***** Input material *****

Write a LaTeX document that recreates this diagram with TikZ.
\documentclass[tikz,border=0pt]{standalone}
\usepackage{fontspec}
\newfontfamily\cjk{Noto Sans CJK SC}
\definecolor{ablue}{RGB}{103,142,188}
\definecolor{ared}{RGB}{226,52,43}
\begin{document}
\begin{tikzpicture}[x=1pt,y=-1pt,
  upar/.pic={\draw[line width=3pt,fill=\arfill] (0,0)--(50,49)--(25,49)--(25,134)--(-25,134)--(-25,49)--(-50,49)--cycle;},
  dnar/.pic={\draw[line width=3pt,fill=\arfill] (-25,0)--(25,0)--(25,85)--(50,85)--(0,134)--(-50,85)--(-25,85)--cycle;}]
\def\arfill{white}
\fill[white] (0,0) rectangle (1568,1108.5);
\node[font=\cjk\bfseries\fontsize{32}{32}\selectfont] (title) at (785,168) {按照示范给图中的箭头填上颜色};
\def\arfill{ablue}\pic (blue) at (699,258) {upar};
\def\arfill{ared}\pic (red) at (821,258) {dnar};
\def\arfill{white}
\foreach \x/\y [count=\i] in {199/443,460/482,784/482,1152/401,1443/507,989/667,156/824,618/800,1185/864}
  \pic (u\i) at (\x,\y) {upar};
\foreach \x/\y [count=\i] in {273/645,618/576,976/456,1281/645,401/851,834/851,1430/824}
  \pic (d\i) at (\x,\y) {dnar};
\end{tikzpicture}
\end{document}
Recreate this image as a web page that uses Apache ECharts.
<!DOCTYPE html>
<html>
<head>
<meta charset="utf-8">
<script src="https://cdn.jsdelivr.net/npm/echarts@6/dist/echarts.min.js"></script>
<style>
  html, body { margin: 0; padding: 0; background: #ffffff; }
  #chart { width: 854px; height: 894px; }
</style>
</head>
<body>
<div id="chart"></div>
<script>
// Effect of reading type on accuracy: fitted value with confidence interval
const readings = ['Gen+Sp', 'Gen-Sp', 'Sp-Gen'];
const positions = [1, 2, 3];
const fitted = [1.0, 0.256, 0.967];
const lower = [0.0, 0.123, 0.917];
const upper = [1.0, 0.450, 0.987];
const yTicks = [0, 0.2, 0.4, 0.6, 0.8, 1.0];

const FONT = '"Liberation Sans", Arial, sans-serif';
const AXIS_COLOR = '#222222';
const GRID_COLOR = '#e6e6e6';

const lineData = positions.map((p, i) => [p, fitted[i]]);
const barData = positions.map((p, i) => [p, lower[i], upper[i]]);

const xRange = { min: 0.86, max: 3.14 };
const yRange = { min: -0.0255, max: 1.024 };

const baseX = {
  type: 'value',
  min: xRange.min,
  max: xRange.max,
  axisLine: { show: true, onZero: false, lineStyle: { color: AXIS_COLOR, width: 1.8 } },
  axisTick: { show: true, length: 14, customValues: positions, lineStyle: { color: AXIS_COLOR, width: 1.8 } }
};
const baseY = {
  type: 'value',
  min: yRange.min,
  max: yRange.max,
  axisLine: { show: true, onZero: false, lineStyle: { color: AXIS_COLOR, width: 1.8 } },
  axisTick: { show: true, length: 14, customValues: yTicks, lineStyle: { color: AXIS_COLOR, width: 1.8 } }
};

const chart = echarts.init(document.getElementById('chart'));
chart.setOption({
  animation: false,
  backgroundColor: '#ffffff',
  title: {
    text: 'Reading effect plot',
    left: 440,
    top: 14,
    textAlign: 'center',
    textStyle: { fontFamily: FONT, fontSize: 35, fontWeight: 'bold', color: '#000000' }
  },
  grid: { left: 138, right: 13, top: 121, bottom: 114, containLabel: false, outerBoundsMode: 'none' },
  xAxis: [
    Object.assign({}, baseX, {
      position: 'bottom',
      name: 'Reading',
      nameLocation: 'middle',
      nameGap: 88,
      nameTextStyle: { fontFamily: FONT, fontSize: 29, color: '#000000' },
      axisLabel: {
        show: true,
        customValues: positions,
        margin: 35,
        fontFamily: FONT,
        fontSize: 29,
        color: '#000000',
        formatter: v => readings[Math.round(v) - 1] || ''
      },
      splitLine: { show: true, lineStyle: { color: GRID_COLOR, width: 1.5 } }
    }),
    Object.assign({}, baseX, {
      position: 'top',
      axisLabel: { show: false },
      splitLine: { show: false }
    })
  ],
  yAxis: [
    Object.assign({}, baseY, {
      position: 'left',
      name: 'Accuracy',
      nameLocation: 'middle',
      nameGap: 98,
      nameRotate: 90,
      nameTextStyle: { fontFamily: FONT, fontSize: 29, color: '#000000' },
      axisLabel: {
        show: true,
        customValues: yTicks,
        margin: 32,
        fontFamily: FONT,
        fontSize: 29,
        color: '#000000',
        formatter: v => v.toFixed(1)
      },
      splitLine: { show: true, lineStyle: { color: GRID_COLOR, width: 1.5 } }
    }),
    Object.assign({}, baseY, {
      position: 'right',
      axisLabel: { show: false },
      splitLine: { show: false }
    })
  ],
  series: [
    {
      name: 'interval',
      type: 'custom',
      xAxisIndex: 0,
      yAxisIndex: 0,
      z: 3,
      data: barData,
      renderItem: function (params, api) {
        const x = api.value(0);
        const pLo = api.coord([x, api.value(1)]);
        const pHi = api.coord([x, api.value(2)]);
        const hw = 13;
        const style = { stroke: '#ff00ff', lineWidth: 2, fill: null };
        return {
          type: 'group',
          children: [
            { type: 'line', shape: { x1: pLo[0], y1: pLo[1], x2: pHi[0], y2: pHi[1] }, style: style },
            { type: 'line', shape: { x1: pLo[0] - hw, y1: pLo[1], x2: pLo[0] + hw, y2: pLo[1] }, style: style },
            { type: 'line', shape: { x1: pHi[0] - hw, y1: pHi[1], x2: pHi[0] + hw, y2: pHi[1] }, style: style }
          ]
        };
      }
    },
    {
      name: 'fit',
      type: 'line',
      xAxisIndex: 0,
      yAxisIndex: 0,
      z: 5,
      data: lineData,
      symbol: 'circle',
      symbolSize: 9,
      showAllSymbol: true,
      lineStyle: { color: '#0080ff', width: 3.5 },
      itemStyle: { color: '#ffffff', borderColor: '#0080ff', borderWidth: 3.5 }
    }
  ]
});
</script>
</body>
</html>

*****

Report the number of lines in the entries above that include the string "with". Give nothing but the number.

2